Em outubro, o delegado mandou à família uma notificação extrajudicial de despejo para que saíssem da moradia em 15 dias, que não foi atendida. "Não temos para onde ir", afirmou o vendedor.
Quando foram libertados, na quinta-feira (17) da semana passada, no habeas corpus de soltura dos acusados a juíza Laura Maniglia Puccinelli Diniz condicionou a liberdade provisória da balconista, do marido e da mãe à saída do imóvel em 15 dias.
O advogado da família acusada de furto, André Baldochi, 26, ingressou com um habeas corpus preventivo no Tribunal de Justiça para evitar uma nova prisão dos seus clientes.
"Se o tribunal acatar o pedido, eles poderão ficar no imóvel sem correr o risco de voltar à prisão. Aí, para sair, vai depender de uma ação de reintegração de posse da Procuradoria Geral do Estado", afirmou o advogado. Segundo ele, o delegado alegou questões de segurança para pedir a desocupação do imóvel.
A balconista Débora afirma que, no passado, delegados permitiram que a família morasse no imóvel em troca do trabalho do pai, que é serviços gerais. Ele cortava a grama e fazia reparos em encanamentos e fiação elétrica.
Ele não foi preso porque deixou a casa após se separar da mãe dela.
"Está sendo uma grande humilhação para nós. Estamos sem água, meus dois filhos têm de ficar na casa da minha sogra e estamos usando água de galão para escovar os dentes e outras necessidades. Não pagávamos o fornecimento porque nunca foi cobrado", disse a balconista.

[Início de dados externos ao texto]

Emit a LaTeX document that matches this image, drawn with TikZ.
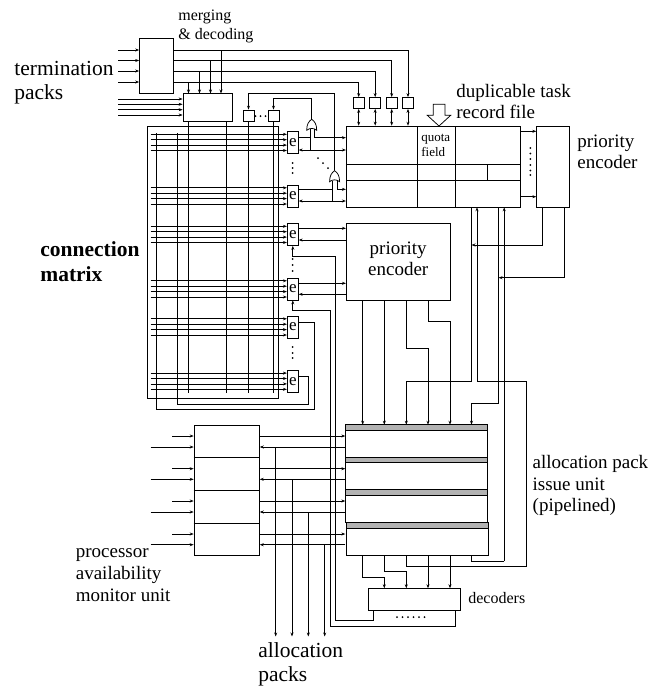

O terreno onde Débora, a mãe, o marido e os filhos residem tem cerca de 200 metros quadrados. A casa possui dois quartos, sala, cozinha e é cercado por tela. A família afirma que precisaria de mais tempo para achar outro lugar para morar.
A comissão de direitos humanos da OAB (Ordem dos Advogados do Brasil) de Batatais afirmou que, caso receba uma reclamação formal, vai coletar depoimentos sobre o caso.
"Vamos ouvir testemunhas e enviar o procedimento para a Corregedoria da Polícia, que vai dizer se houve ou não abuso de autoridade", afirma Regina Leal, 50, presidente da entidade no município.
Outro lado
O delegado Lopes foi procurado pela reportagem para se manifestar, mas ele está em férias, segundo funcionários da delegacia.
A assessoria de imprensa da Secretaria de Estado de Segurança Pública de São Paulo afirmou, em nota, que "foi feito um flagrante conforme os preceitos legais".
Ainda de acordo com a nota, a Procuradoria Geral do Estado ingressou com uma reintegração de posse contra os moradores. O advogado Baldochi e a família negam a existência do pedido de reintegração.
A assessoria de imprensa da Procuradoria Geral de Justiça informou à reportagem que iria pesquisar se existe ação relacionada à área que pertence ao Estado em Batatais. A resposta não foi enviada até as 17h desta quarta-feira (23).
O promotor criminal Eduardo Pereira de Souza Gomes, que pode eventualmente denunciar os moradores por furto de água à Justiça, preferiu não comentar o assunto, que está em fase de inquérito na polícia.